▶ _The exercise_: Print exactly the lines from the first one down to the line containing "type: [ 3, 2, 1, 2", both ends included, with no pictures and nothing else.
* Start Record excerpts *
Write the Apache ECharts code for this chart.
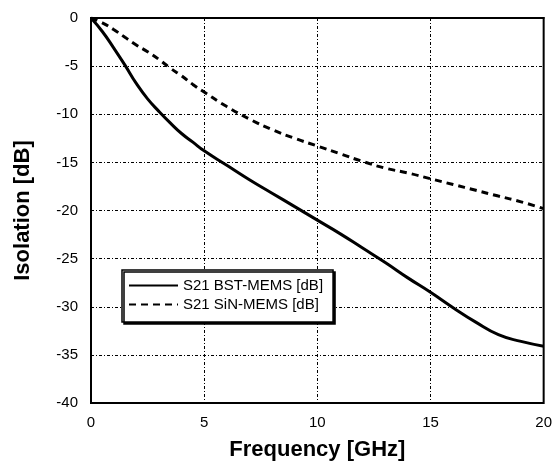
<!DOCTYPE html>
<html>
<head>
<meta charset="utf-8">
<script src="https://cdn.jsdelivr.net/npm/echarts@6/dist/echarts.min.js"></script>
<style>
  html, body { margin: 0; padding: 0; background: #fff; }
  #chart { width: 555px; height: 466px; }
</style>
</head>
<body>
<div id="chart"></div>
<script>
// frequency points in GHz
const freq = [ 0, 0.5, 1, 1.5, 2, 2.5, 3, 3.5, 4, 4.5, 5, 6, 7, 8, 9, 10, 11, 12, 13, 14, 15, 16, 17, 18, 19, 20 ];
// S21 of the BST-MEMS switch
const bstMems = [ 0, -1.4, -3.1, -4.9, -6.8, -8.4, -9.7, -10.9, -12.0, -12.9, -13.8, -15.3, -16.8, -18.2, -19.6, -21.0, -22.4, -23.9, -25.4, -27.0, -28.5, -30.1, -31.6, -32.9, -33.6, -34.1 ];
// S21 of the SiN-MEMS switch
const sinMems = [ 0, -0.5, -1.2, -2.0, -2.8, -3.5, -4.3, -5.2, -6.0, -6.9, -7.7, -9.2, -10.5, -11.6, -12.5, -13.3, -14.1, -14.9, -15.6, -16.1, -16.7, -17.3, -17.9, -18.5, -19.1, -19.8 ];

const font = "'Liberation Sans', Arial, sans-serif";
const gridLine = { color: '#000', width: 1, type: [ 3, 2, 1, 2 ] };

( function ()
{
  let myChart = echarts.init( document.getElementById( 'chart' ) );
  let option = {
    animation: false,
    backgroundColor: '#fff',
    grid: {
      left: 91, right: 9, top: 18, bottom: 61,
      show: true, borderColor: '#000', borderWidth: 2
    },
    legend: {
      orient: 'vertical',
      left: 122, top: 270,
      padding: [ 8, 10, 10, 6 ],
      itemGap: 4,
      itemWidth: 49,
      itemHeight: 14,
      backgroundColor: '#fff',
      borderColor: '#000',
      borderWidth: 1.5,
      shadowColor: '#000',
      shadowOffsetX: 2,
      shadowOffsetY: 2,
      itemStyle: { color: 'rgba(0,0,0,0)', borderWidth: 0 },
      lineStyle: { width: 2 },
      textStyle: { fontFamily: font, fontSize: 15, color: '#000' },
      data: [ 'S21 BST-MEMS [dB]', 'S21 SiN-MEMS [dB]' ]
    },
    xAxis: {
      type: 'value',
      min: 0, max: 20, interval: 5,
      name: 'Frequency [GHz]',
      nameLocation: 'middle',
      nameGap: 36,
      nameTextStyle: { fontFamily: font, fontSize: 22, fontWeight: 'bold', color: '#000' },
      axisLine: { lineStyle: { color: '#000', width: 2 } },
      axisTick: { show: false },
      axisLabel: { fontFamily: font, fontSize: 15, color: '#000', margin: 12 },
      splitLine: { show: true, lineStyle: gridLine }
    },
    yAxis: {
      type: 'value',
      min: -40, max: 0, interval: 5,
      name: 'Isolation [dB]',
      nameLocation: 'middle',
      nameGap: 57,
      nameTextStyle: { fontFamily: font, fontSize: 22, fontWeight: 'bold', color: '#000' },
      axisLine: { show: true, lineStyle: { color: '#000', width: 2 } },
      axisTick: { show: false },
      axisLabel: { fontFamily: font, fontSize: 15, color: '#000', margin: 13 },
      splitLine: { show: true, lineStyle: gridLine }
    },
    series: [
      {
        name: 'S21 BST-MEMS [dB]',
        type: 'line',
        smooth: true,
        symbol: 'none',
        lineStyle: { color: '#000', width: 3 },
        itemStyle: { color: '#000' },
        data: freq.map( ( f, i ) => [ f, bstMems[ i ] ] )
      },
      {
        name: 'S21 SiN-MEMS [dB]',
        type: 'line',
        smooth: true,
        symbol: 'none',
        lineStyle: { color: '#000', width: 3, type: [ 7, 5 ] },
        itemStyle: { color: '#000' },
        data: freq.map( ( f, i ) => [ f, sinMems[ i ] ] )
      }
    ]
  };
  myChart.setOption( option );
} )();
</script>
</body>
</html>
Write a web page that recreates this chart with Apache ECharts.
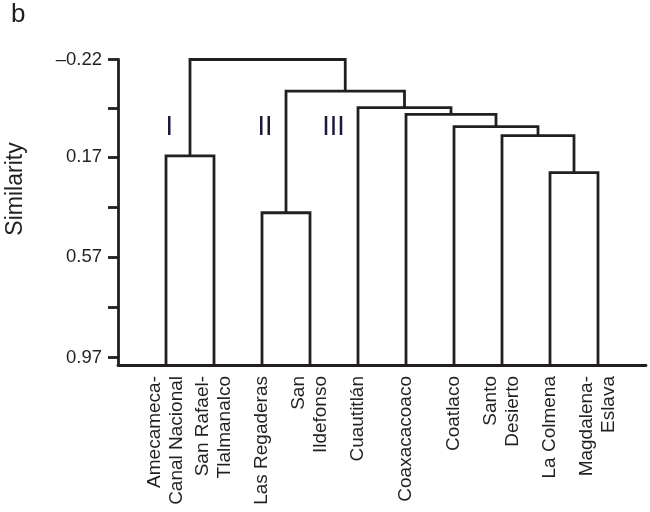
<!DOCTYPE html>
<html>
<head>
<meta charset="utf-8">
<script src="https://cdn.jsdelivr.net/npm/echarts@6/dist/echarts.min.js"></script>
<style>html,body{margin:0;padding:0;background:#fff}#chart{width:650px;height:512px}</style>
</head>
<body>
<div id="chart"></div>
<script>
const leafNames = ['Amecameca-\nCanal Nacional', 'San Rafael-\nTlalmanalco', 'Las Regaderas', 'San\nIldefonso', 'Cuautitlán', 'Coaxacacoaco', 'Coatlaco', 'Santo\nDesierto', 'La Colmena', 'Magdalena-\nEslava'];
// linkage: node ids 0..9 are leaves, 10.. are merges in order
const mergeLeft   = [8, 0, 2, 7, 6, 5, 4, 12, 11];
const mergeRight  = [9, 1, 3, 10, 13, 14, 15, 16, 17];
const mergeHeight = [0.232, 0.165, 0.392, 0.084, 0.048, -0.001, -0.0275, -0.094, -0.22];
const baseline = 1.0;
const tickValues = [-0.22, -0.025, 0.17, 0.37, 0.57, 0.77, 0.97];
const labelValues = [-0.22, 0.17, 0.57, 0.97];
const tickLabels = ['\u20130.22', '0.17', '0.57', '0.97'];
const clusterNames = ['I', 'II', 'III'];
const clusterX = [1.07, 3.06, 4.49];
const clusterY = [0.05, 0.05, 0.05];

const FONT = '"Liberation Sans", Arial, Helvetica, sans-serif';
const INK = '#231f20';

// build node positions from the linkage
const nodeX = leafNames.map((_, i) => i + 1);
const nodeY = leafNames.map(() => baseline);
const segs = [];
for (let i = 0; i < mergeLeft.length; i++) {
  const a = mergeLeft[i], b = mergeRight[i], h = mergeHeight[i];
  segs.push([nodeX[a], nodeY[a], nodeX[b], nodeY[b], h]);
  nodeX.push((nodeX[a] + nodeX[b]) / 2);
  nodeY.push(h);
}

const chart = echarts.init(document.getElementById('chart'), null, {renderer: 'canvas'});
chart.setOption({
  animation: false,
  backgroundColor: '#fff',
  grid: {left: 118, right: 4, top: 59.5, bottom: 147, containLabel: false},
  xAxis: {
    type: 'value', min: 0, max: 11, interval: 1,
    axisLine: {show: true, onZero: false, lineStyle: {color: INK, width: 2.8}},
    axisTick: {show: false},
    splitLine: {show: false},
    axisLabel: {
      customValues: leafNames.map((_, i) => i + 1),
      formatter: v => { const k = Math.round(v) - 1; return (k >= 0 && k < leafNames.length) ? leafNames[k] : ''; },
      rotate: 90, margin: 11, fontSize: 19, lineHeight: 22, color: INK, fontFamily: FONT,
      showMinLabel: true, showMaxLabel: true
    }
  },
  yAxis: {
    type: 'value', inverse: true, min: -0.22, max: baseline,
    axisLine: {show: true, onZero: false, lineStyle: {color: INK, width: 2.8}},
    axisTick: {show: true, customValues: tickValues, length: 10, lineStyle: {color: INK, width: 2.8}},
    splitLine: {show: false},
    axisLabel: {
      customValues: labelValues,
      formatter: v => { const k = labelValues.findIndex(t => Math.abs(t - v) < 1e-6); return k >= 0 ? tickLabels[k] : ''; },
      margin: 16, fontSize: 18.5, color: INK, fontFamily: FONT
    }
  },
  graphic: [
    {type: 'text', left: 11, top: 2, style: {text: 'b', fontSize: 26, fill: INK, fontFamily: FONT}},
    {type: 'text', x: 16, y: 189, rotation: Math.PI / 2,
     style: {text: 'Similarity', fontSize: 23, fill: INK, fontFamily: FONT, align: 'center', verticalAlign: 'middle'}}
  ],
  series: [
    {
      type: 'custom', clip: false, silent: true,
      data: segs,
      renderItem: (params, api) => {
        const x1 = api.value(0), y1 = api.value(1), x2 = api.value(2), y2 = api.value(3), h = api.value(4);
        const pts = [api.coord([x1, y1]), api.coord([x1, h]), api.coord([x2, h]), api.coord([x2, y2])];
        return {type: 'polyline', shape: {points: pts},
                style: {stroke: INK, lineWidth: 2.8, fill: null, lineJoin: 'miter'}};
      }
    },
    {
      type: 'custom', clip: false, silent: true,
      data: clusterNames.map((n, i) => [clusterX[i], clusterY[i], n]),
      renderItem: (params, api) => {
        const p = api.coord([api.value(0), api.value(1)]);
        return {type: 'text', x: p[0], y: p[1],
                style: {text: clusterNames[params.dataIndex], fontSize: 27, fill: '#1c1a3a', fontFamily: FONT,
                        align: 'center', verticalAlign: 'middle'}};
      }
    }
  ]
});
</script>
</body>
</html>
* End Record excerpts *
▶ _Output of the exercise_:
Write the Apache ECharts code for this chart.
<!DOCTYPE html>
<html>
<head>
<meta charset="utf-8">
<script src="https://cdn.jsdelivr.net/npm/echarts@6/dist/echarts.min.js"></script>
<style>
  html, body { margin: 0; padding: 0; background: #fff; }
  #chart { width: 555px; height: 466px; }
</style>
</head>
<body>
<div id="chart"></div>
<script>
// frequency points in GHz
const freq = [ 0, 0.5, 1, 1.5, 2, 2.5, 3, 3.5, 4, 4.5, 5, 6, 7, 8, 9, 10, 11, 12, 13, 14, 15, 16, 17, 18, 19, 20 ];
// S21 of the BST-MEMS switch
const bstMems = [ 0, -1.4, -3.1, -4.9, -6.8, -8.4, -9.7, -10.9, -12.0, -12.9, -13.8, -15.3, -16.8, -18.2, -19.6, -21.0, -22.4, -23.9, -25.4, -27.0, -28.5, -30.1, -31.6, -32.9, -33.6, -34.1 ];
// S21 of the SiN-MEMS switch
const sinMems = [ 0, -0.5, -1.2, -2.0, -2.8, -3.5, -4.3, -5.2, -6.0, -6.9, -7.7, -9.2, -10.5, -11.6, -12.5, -13.3, -14.1, -14.9, -15.6, -16.1, -16.7, -17.3, -17.9, -18.5, -19.1, -19.8 ];

const font = "'Liberation Sans', Arial, sans-serif";
const gridLine = { color: '#000', width: 1, type: [ 3, 2, 1, 2 ] };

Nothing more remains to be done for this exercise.